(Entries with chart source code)

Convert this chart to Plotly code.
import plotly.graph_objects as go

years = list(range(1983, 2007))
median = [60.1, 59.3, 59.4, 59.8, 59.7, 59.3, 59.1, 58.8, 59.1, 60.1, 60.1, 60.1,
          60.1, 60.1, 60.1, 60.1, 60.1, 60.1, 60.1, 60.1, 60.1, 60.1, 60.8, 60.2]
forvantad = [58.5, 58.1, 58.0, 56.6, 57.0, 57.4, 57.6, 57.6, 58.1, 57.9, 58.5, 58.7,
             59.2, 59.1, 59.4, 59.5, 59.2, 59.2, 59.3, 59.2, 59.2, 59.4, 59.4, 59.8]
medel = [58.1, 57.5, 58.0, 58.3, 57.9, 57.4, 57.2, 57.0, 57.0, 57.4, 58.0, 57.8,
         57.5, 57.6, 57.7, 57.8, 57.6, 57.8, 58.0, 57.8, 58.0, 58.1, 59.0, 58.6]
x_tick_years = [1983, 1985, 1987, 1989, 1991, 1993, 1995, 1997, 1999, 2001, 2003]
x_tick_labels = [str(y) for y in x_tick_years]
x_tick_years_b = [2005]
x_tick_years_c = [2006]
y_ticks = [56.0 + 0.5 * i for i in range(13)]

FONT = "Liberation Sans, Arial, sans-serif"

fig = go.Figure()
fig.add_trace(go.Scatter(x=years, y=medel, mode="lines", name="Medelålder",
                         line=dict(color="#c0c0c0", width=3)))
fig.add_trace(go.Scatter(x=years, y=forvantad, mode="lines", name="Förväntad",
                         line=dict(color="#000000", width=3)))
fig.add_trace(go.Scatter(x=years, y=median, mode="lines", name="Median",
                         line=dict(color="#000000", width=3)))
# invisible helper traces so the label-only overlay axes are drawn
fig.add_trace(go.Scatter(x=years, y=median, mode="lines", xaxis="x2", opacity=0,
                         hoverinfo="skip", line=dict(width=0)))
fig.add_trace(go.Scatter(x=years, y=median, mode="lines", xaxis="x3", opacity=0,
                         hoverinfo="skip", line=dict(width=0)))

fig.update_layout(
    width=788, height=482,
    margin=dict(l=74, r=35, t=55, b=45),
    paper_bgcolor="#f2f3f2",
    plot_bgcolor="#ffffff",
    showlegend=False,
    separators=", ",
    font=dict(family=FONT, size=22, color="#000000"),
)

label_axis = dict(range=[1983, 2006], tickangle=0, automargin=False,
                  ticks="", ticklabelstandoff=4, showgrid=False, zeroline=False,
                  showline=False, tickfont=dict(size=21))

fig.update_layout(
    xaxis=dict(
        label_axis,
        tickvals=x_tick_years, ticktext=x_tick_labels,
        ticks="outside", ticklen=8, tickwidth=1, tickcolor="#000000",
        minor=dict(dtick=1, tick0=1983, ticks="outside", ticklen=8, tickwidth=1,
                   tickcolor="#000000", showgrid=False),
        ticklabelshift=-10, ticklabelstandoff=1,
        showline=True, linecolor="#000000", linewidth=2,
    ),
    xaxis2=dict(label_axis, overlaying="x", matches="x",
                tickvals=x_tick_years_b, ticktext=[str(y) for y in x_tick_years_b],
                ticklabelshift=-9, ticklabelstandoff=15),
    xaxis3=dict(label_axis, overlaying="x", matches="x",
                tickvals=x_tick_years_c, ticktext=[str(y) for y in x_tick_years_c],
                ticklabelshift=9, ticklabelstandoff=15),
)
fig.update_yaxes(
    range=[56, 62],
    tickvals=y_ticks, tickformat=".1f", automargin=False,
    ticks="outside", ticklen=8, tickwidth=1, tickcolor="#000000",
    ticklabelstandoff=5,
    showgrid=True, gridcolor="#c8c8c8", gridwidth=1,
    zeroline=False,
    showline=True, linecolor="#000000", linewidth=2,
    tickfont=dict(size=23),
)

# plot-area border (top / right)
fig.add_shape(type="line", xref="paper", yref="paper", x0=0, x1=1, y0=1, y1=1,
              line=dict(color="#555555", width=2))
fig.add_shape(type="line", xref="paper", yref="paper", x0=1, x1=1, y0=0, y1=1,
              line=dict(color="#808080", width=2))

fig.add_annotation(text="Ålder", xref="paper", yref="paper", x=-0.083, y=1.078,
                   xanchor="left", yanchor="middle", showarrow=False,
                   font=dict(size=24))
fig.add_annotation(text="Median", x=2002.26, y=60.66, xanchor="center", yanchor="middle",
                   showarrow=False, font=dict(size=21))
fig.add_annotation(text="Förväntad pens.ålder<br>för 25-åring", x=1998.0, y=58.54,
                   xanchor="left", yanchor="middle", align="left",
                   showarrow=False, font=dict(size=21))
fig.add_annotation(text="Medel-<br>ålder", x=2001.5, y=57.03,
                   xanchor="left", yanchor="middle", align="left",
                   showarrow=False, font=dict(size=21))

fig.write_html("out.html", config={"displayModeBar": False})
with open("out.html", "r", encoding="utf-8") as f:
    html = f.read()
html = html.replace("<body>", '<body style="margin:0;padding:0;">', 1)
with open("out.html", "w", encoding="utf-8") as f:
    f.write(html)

...

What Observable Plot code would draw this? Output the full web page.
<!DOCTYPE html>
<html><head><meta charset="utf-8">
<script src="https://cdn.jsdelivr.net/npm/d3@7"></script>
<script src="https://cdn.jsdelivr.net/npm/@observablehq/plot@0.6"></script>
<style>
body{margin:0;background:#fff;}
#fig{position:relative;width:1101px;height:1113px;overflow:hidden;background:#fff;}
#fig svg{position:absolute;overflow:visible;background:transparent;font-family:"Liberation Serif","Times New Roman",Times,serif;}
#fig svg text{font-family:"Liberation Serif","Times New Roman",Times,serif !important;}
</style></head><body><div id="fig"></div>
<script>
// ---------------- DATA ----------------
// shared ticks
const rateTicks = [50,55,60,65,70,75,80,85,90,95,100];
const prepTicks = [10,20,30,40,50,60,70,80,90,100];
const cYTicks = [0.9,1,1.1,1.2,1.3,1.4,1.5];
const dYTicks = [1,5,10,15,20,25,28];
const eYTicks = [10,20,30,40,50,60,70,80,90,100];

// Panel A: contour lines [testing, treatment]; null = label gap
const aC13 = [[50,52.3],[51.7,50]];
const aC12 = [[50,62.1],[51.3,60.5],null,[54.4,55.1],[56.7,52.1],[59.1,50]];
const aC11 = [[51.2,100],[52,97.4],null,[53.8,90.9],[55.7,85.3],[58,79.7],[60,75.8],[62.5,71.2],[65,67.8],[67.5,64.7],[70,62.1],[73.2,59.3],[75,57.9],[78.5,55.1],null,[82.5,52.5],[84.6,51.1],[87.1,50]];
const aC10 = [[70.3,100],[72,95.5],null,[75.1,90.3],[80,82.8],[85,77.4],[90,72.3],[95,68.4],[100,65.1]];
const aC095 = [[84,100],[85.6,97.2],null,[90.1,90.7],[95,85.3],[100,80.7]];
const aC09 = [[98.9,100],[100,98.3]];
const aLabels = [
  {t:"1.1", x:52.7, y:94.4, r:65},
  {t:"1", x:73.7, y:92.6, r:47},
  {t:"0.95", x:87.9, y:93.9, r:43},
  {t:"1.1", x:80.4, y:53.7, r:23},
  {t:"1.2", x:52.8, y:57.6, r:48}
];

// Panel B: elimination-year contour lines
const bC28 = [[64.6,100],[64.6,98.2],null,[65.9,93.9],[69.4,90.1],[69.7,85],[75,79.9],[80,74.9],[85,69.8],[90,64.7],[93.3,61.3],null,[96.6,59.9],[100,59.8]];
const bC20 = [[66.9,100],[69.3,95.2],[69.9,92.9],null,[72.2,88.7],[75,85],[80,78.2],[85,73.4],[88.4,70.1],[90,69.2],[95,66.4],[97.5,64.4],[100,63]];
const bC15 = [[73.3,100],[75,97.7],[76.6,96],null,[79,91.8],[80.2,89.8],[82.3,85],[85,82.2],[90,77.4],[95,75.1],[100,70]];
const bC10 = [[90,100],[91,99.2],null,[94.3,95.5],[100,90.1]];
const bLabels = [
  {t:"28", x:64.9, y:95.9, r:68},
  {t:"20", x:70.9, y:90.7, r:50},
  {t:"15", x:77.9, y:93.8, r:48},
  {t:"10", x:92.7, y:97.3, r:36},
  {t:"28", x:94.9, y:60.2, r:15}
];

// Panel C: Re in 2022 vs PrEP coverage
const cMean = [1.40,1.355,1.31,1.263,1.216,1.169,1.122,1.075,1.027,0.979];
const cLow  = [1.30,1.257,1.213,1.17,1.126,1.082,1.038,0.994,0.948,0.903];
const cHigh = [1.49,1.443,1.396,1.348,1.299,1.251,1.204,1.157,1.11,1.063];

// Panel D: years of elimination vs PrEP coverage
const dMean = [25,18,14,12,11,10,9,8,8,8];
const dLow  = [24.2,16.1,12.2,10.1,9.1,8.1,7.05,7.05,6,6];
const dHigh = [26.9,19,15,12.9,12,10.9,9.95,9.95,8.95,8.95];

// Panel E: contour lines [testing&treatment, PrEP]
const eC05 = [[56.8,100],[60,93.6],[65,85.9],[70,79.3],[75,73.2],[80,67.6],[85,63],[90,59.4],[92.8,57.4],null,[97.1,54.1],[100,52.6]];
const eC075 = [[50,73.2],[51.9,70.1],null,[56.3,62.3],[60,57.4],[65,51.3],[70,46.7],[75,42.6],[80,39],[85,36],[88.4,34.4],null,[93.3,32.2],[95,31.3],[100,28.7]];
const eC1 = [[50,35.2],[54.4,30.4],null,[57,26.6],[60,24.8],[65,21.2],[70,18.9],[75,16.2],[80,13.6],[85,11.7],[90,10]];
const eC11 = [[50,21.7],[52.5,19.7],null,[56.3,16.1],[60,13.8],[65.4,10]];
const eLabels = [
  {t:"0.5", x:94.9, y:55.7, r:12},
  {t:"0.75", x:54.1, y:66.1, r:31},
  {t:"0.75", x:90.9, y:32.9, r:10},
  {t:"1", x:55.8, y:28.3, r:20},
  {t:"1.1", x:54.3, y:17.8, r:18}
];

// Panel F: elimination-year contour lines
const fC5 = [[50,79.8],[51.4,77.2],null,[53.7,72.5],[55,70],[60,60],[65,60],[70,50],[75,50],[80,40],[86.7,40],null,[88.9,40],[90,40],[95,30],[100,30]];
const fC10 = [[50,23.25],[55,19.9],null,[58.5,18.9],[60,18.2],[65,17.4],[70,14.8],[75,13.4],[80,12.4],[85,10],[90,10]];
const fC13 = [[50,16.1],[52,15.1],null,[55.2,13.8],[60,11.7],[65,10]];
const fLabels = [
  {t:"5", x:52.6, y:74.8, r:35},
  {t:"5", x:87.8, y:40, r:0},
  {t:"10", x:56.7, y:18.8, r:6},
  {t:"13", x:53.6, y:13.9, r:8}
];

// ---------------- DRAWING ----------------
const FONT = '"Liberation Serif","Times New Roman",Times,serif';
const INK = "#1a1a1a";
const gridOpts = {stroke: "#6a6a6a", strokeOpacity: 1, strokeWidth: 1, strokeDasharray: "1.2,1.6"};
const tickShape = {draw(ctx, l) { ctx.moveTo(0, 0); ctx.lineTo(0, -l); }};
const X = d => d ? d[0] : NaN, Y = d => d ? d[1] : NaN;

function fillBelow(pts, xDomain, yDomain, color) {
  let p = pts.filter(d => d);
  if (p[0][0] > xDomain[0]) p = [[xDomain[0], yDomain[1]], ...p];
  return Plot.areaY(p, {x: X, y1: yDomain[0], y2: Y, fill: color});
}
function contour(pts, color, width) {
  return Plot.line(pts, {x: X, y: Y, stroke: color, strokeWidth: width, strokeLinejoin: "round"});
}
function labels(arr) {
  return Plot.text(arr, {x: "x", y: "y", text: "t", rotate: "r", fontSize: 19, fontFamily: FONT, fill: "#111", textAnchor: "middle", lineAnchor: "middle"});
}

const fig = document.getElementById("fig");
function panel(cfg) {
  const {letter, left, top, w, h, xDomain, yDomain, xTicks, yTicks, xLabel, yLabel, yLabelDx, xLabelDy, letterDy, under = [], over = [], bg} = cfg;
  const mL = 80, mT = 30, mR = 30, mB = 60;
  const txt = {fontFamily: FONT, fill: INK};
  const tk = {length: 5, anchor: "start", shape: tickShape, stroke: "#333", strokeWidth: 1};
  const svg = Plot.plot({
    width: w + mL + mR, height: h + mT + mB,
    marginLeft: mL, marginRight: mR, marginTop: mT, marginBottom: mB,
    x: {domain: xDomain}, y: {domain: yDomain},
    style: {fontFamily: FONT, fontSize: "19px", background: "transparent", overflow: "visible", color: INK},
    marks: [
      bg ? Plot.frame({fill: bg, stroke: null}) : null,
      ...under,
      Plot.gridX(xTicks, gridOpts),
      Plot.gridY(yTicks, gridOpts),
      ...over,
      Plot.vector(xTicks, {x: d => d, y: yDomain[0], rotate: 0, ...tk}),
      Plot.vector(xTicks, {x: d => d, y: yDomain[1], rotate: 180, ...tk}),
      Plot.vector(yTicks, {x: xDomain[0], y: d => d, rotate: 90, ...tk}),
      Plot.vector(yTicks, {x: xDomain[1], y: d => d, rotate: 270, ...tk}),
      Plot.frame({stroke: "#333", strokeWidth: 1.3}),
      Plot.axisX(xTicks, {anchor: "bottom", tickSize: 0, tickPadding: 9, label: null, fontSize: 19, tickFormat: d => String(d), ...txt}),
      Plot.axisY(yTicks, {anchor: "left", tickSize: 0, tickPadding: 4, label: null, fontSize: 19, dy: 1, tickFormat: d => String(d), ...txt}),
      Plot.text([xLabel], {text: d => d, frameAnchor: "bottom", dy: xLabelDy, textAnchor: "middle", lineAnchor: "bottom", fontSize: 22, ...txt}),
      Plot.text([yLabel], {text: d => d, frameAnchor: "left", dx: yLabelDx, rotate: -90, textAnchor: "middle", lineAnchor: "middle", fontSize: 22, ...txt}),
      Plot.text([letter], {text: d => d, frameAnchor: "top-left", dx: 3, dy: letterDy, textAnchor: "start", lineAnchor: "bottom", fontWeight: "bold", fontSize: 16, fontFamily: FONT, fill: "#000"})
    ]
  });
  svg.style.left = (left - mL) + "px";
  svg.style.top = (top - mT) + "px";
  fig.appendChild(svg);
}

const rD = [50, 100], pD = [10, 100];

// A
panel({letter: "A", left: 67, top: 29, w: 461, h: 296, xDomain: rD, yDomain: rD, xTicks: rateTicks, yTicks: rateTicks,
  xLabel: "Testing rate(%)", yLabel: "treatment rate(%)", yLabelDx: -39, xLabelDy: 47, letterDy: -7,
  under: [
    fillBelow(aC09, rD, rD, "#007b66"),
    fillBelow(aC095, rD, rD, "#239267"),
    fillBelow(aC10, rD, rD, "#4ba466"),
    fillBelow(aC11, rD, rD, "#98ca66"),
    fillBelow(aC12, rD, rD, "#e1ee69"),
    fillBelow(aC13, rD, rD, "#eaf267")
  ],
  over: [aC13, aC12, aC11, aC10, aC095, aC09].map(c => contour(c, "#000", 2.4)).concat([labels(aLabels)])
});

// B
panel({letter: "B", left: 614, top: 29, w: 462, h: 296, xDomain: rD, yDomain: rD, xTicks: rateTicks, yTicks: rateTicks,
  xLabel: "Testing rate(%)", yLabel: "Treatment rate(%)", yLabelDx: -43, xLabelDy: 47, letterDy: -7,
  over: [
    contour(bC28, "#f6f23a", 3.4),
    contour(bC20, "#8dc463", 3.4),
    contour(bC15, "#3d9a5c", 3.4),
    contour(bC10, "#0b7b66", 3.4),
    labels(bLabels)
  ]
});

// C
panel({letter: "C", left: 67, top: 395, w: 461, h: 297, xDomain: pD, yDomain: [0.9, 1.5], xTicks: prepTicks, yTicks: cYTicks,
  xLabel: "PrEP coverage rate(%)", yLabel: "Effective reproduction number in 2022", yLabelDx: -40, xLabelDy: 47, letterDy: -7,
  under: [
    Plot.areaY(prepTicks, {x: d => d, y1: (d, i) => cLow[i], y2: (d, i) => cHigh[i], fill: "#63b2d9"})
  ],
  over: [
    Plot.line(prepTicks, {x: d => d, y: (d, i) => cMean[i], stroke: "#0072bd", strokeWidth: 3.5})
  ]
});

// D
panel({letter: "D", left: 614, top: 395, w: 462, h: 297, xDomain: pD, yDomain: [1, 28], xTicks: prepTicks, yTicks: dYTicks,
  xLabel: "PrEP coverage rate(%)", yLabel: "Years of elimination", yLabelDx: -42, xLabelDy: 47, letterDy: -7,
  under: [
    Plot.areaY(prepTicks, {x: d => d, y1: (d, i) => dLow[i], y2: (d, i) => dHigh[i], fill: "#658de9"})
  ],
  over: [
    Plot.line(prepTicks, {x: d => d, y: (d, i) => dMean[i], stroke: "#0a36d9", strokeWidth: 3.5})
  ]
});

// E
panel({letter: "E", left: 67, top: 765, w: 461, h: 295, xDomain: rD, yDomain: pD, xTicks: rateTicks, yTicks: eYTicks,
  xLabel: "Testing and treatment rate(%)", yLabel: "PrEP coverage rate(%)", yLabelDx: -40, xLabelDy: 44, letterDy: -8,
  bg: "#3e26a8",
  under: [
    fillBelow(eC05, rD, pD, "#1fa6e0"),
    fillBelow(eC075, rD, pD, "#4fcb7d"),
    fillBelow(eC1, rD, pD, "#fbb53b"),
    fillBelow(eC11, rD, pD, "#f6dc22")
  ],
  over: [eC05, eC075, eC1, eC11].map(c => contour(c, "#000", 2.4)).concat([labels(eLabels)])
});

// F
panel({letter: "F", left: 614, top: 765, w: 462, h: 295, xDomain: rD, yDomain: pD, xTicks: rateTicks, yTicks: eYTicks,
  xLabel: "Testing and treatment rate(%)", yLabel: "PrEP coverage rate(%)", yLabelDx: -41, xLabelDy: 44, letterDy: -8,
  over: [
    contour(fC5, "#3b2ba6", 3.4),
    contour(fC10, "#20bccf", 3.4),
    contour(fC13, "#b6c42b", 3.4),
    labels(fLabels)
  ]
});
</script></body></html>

--

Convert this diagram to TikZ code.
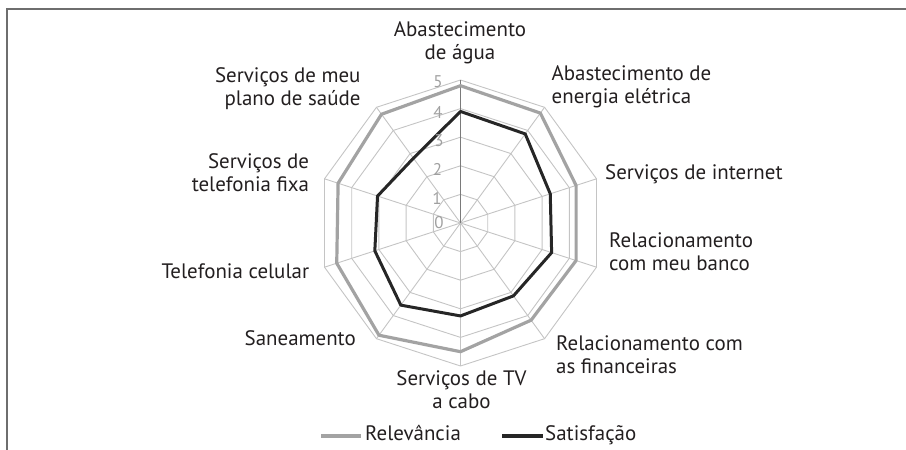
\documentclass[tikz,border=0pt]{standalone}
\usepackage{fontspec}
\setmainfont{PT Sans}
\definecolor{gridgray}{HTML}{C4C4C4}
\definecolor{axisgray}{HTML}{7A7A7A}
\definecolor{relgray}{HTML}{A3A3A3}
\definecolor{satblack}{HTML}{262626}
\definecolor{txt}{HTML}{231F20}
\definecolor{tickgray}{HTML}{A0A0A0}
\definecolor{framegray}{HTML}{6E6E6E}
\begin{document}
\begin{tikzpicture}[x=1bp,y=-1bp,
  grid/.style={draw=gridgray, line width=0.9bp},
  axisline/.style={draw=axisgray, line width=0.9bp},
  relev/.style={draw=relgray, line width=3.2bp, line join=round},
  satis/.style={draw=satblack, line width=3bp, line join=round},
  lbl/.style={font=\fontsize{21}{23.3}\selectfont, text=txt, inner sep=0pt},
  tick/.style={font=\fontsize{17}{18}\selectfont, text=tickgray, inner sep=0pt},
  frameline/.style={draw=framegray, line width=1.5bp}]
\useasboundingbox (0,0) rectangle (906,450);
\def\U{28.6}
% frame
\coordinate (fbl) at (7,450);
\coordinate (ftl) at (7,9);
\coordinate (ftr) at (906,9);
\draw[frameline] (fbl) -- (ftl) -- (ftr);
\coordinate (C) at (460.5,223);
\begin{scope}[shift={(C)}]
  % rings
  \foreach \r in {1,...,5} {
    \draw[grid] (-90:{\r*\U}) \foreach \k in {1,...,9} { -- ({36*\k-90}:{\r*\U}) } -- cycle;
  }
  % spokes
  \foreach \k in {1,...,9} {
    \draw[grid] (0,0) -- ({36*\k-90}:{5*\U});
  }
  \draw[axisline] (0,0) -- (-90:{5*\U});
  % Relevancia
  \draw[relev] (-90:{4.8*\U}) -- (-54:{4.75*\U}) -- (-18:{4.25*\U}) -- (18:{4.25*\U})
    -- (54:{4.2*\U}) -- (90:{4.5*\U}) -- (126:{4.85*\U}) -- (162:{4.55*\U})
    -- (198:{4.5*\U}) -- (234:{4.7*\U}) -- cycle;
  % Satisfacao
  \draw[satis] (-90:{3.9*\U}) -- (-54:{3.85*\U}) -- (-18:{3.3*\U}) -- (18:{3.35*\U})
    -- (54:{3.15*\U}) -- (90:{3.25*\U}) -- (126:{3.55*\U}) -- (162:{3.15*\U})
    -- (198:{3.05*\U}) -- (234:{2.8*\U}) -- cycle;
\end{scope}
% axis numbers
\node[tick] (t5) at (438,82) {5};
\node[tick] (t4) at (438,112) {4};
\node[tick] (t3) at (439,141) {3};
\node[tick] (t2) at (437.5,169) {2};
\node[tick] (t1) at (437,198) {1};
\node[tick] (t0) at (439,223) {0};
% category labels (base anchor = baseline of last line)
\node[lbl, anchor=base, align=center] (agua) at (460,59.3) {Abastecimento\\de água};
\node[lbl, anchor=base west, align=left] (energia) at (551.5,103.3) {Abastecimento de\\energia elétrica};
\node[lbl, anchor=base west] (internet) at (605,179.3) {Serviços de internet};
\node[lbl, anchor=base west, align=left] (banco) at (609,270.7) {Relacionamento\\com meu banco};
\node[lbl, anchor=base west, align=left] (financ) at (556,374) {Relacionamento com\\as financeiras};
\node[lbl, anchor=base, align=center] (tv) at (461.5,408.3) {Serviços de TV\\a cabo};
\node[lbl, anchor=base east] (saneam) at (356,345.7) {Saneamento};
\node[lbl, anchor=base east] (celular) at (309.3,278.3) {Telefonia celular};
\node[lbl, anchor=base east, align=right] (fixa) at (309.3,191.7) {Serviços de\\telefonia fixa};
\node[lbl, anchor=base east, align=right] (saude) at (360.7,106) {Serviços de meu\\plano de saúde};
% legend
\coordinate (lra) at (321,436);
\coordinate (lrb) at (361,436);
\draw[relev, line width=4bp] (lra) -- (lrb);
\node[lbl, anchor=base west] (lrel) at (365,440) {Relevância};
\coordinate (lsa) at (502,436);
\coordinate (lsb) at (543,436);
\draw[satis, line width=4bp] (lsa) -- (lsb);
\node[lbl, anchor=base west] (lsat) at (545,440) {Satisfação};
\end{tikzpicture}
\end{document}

**What is expected:** Retype, word for word, every line from the line with "Convert this chart to Plotly code." to the line with "import plotly.graph_objects as go", inclusive. Add nothing.

**Solution for this task:**
Convert this chart to Plotly code.
import plotly.graph_objects as go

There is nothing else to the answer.